Rev Fr Danso said agriculture and robust industrialization held the key to the nation’s economic prosperity, and that countries elsewhere were doing well because they had prioritized agriculture and industrialization.
He said “Ghana must do more to change people’s mindset that agriculture and farming are the reserve for the poor,” saying it was unfortunate that the nation’s rice import kept growing despite its fertile and arable lands.
“In fact, Ghana needn’t import rice, rather we must add value to our local rice, which has high nutritional value,” Rv Fr Danso said, and urged the government to motivate the unemployed graduates to engage in commercial farming and livestock production.

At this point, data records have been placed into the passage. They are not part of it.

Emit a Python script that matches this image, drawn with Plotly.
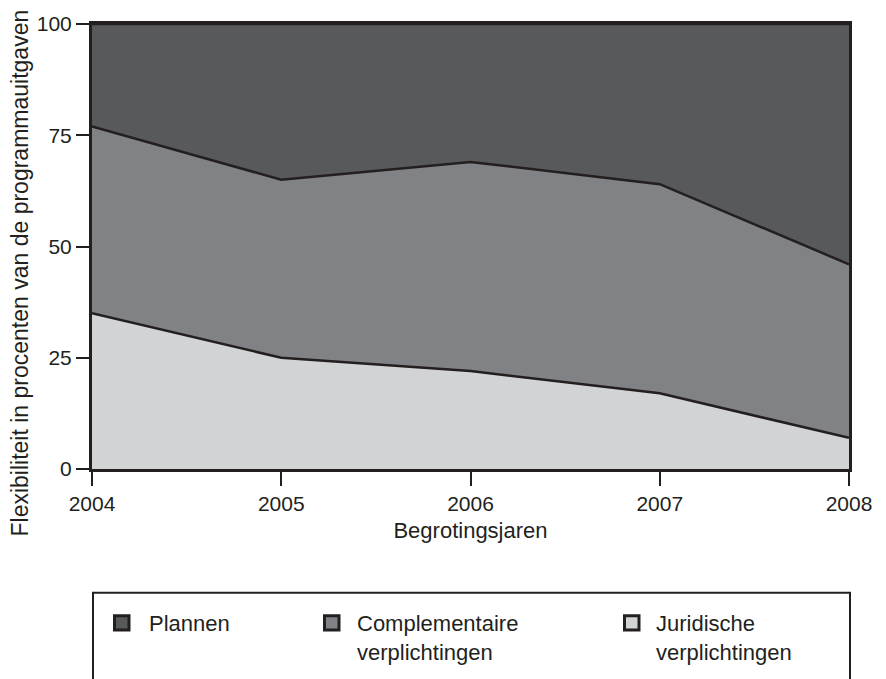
import plotly.graph_objects as go

years = [2004, 2005, 2006, 2007, 2008]
juridische = [35, 25, 22, 17, 7]
complementaire = [42, 40, 47, 47, 39]
plannen = [23, 35, 31, 36, 54]

series_names = ["Plannen", "Complementaire<br>verplichtingen", "Juridische<br>verplichtingen"]
series_colors = ["#58595b", "#808285", "#d1d3d4"]
y_ticks = [0, 25, 50, 75, 100]

INK = "#231f20"
FONT = "Liberation Sans, Arial, sans-serif"

W, H = 886, 679
L, R, T, B = 92, 849, 16, 469

def px(x):
    return (x - L) / (R - L)

def py(y):
    return (B - y) / (B - T)

fig = go.Figure()
for name, vals, col in [("Juridische", juridische, series_colors[2]),
                        ("Complementaire", complementaire, series_colors[1]),
                        ("Plannen", plannen, series_colors[0])]:
    fig.add_trace(go.Scatter(
        x=years, y=vals, name=name, mode="lines", stackgroup="one",
        line=dict(color=INK, width=2.5), fillcolor=col, showlegend=False,
        hoverinfo="skip",
    ))

shapes = []
annotations = []

# legend box
shapes.append(dict(type="rect", xref="paper", yref="paper",
                   x0=px(93), x1=px(850), y0=py(720), y1=py(595),
                   line=dict(color=INK, width=2), fillcolor="rgba(0,0,0,0)", layer="above"))

leg_x = [113, 323, 623]
text_x = [147, 355, 654]
for i, (name, col) in enumerate(zip(series_names, series_colors)):
    x0 = leg_x[i]
    shapes.append(dict(type="rect", xref="paper", yref="paper",
                       x0=px(x0 + 1.5), x1=px(x0 + 16), y0=py(633), y1=py(618.5),
                       line=dict(color=INK, width=3), fillcolor=col, layer="above"))
    annotations.append(dict(xref="paper", yref="paper", x=px(text_x[i]), y=py(612),
                            xanchor="left", yanchor="top", align="left",
                            text=name, showarrow=False,
                            font=dict(family=FONT, size=22, color=INK)))

# y axis title
annotations.append(dict(xref="paper", yref="paper", x=px(20), y=py(270),
                        xanchor="center", yanchor="middle", textangle=-90,
                        text="Flexibiliteit in procenten van de programmauitgaven",
                        showarrow=False, font=dict(family=FONT, size=23, color=INK)))

fig.update_layout(
    width=W, height=H,
    margin=dict(l=L, r=W - R, t=T, b=H - B),
    paper_bgcolor="white", plot_bgcolor="white",
    font=dict(family=FONT, size=21, color=INK),
    shapes=shapes, annotations=annotations,
    xaxis=dict(range=[2004, 2008], tickvals=years, ticktext=[str(y) for y in years],
               ticks="outside", ticklen=14, tickwidth=1.5, tickcolor=INK,
               showline=True, linecolor=INK, linewidth=3, mirror=True,
               showgrid=False, zeroline=False,
               tickfont=dict(family=FONT, size=21, color=INK),
               title=dict(text="Begrotingsjaren", standoff=9,
                          font=dict(family=FONT, size=22, color=INK))),
    yaxis=dict(range=[0, 100], tickvals=y_ticks,
               ticks="outside", ticklen=13, tickwidth=1.5, tickcolor=INK,
               showline=True, linecolor=INK, linewidth=3, mirror=True,
               showgrid=False, zeroline=False,
               tickfont=dict(family=FONT, size=21, color=INK)),
)

fig.write_html("out.html", config={"displayModeBar": False},
               post_script="document.body.style.margin='0';document.body.style.overflow='hidden';")
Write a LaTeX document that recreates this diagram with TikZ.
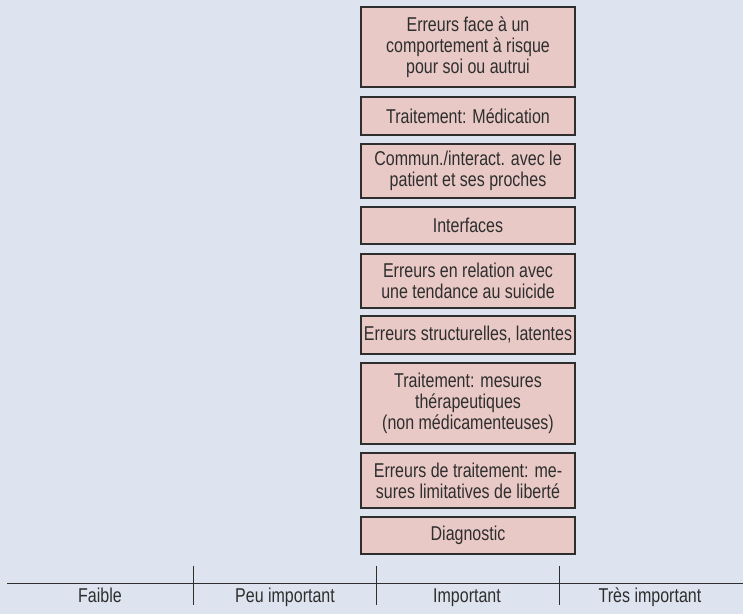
\documentclass[tikz,border=0pt]{standalone}
\usepackage{fontspec}
\setmainfont{Liberation Sans}[FakeStretch=0.8]
\definecolor{bgblue}{HTML}{DEE4EF}
\definecolor{boxfill}{HTML}{E8C9C5}
\definecolor{inkgray}{HTML}{2E2E2E}
\tikzset{
  errbox/.style={draw=inkgray, line width=1.2pt, fill=boxfill, minimum width=214pt,
    inner sep=0pt, align=center, font=\fontsize{20}{21}\selectfont, text=inkgray},
  axisline/.style={draw=inkgray, line width=1pt},
  scalelabel/.style={font=\fontsize{20}{21}\selectfont, text=inkgray, anchor=base}
}
\begin{document}
\begin{tikzpicture}[x=1pt,y=-1pt]
  \fill[bgblue] (0,0) rectangle (743,614);
  \useasboundingbox (0,0) rectangle (743,614);
  % error categories, stacked
  \node[errbox, minimum height=80pt] (b1) at (468,47) {Erreurs face à un\\comportement à risque\\pour soi ou autrui};
  \node[errbox, minimum height=38pt] (b2) at (468,116) {Traitement: Médication};
  \node[errbox, minimum height=54pt] (b3) at (468,171) {Commun./interact. avec le\\patient et ses proches};
  \node[errbox, minimum height=37pt] (b4) at (468,225.5) {Interfaces};
  \node[errbox, minimum height=54pt] (b5) at (468,281) {Erreurs en relation avec\\une tendance au suicide};
  \node[errbox, minimum height=38pt] (b6) at (468,335) {Erreurs structurelles, latentes};
  \node[errbox, minimum height=81pt] (b7) at (468,403.5) {Traitement: mesures\\thérapeutiques\\(non médicamenteuses)};
  \node[errbox, minimum height=55pt] (b8) at (468,480.5) {Erreurs de traitement: me-\\sures limitatives de liberté};
  \node[errbox, minimum height=37pt] (b9) at (468,535.5) {Diagnostic};
  % importance scale
  \coordinate (axL) at (7,583);
  \coordinate (axR) at (743,583);
  \coordinate (t1a) at (193,566); \coordinate (t1b) at (193,605);
  \coordinate (t2a) at (376,566); \coordinate (t2b) at (376,605);
  \coordinate (t3a) at (559,566); \coordinate (t3b) at (559,605);
  \draw[axisline] (axL) -- (axR);
  \draw[axisline] (t1a) -- (t1b);
  \draw[axisline] (t2a) -- (t2b);
  \draw[axisline] (t3a) -- (t3b);
  \node[scalelabel] (l1) at (100,602) {Faible};
  \node[scalelabel] (l2) at (285,602) {Peu important};
  \node[scalelabel] (l3) at (467,602) {Important};
  \node[scalelabel] (l4) at (650,602) {Très important};
\end{tikzpicture}
\end{document}
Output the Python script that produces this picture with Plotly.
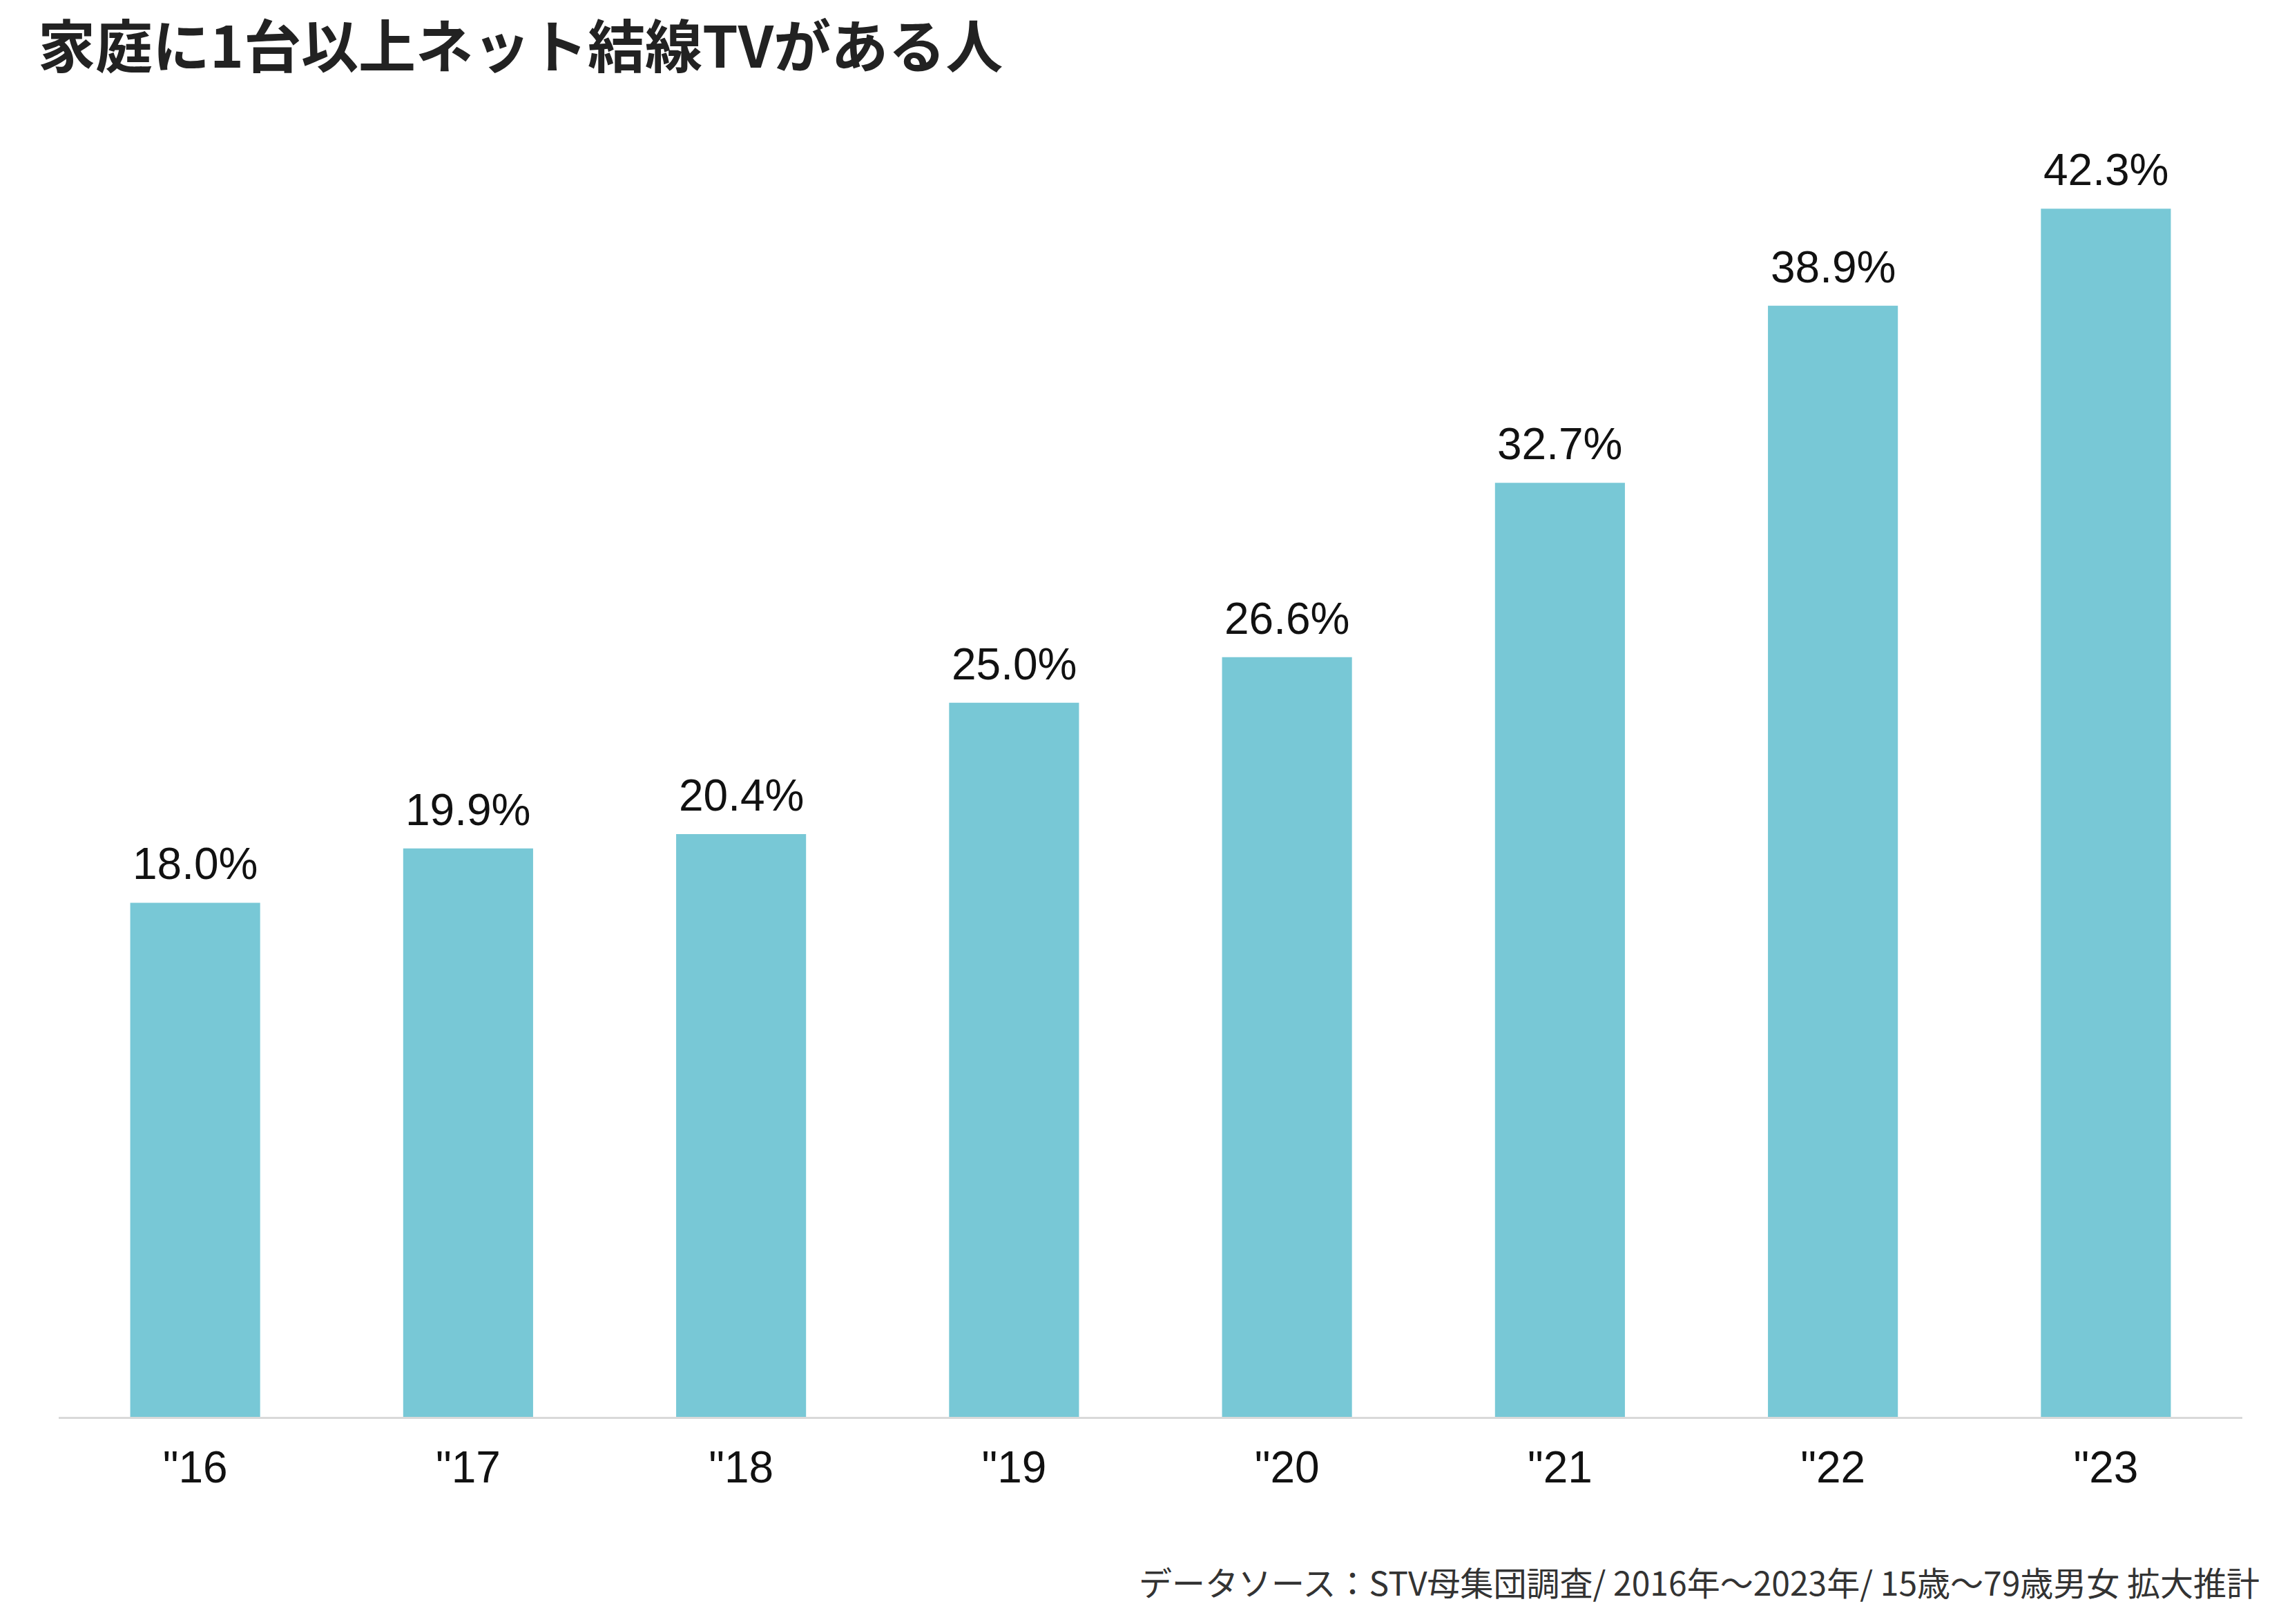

In another interview, Mr Boa Kawbena Nketia, an educationist and a cocoa and vegetable farmer at Atronie in the Sunyani Municipality, said post-harvest losses remained a huge challenge in the vegetable production sector.
He appealed for government intervention towards the storage and value addition to perishable crops like vegetables, saying the government ought to build processing factories and industries in the farming communities.
Mr Nketia said the government ought to do more to enlightened farmers on good farm and climate resilient farming practices, and called for the effective collaboration between Agricultural Extension Officers and farmers for improved yields.
Mr Jascot Hawkins Alhassan, another farmer engaged in economic crops and vegetables, cautioned farmers against the misapplication of fertilizers urging them to opt for organic manure.
He told the GNA that misapplication of fertilizers could not only lead to food poisoning, but also affect soil and crop fertility, urging farmers to ensure that they applied weedicides and pesticides at the right time.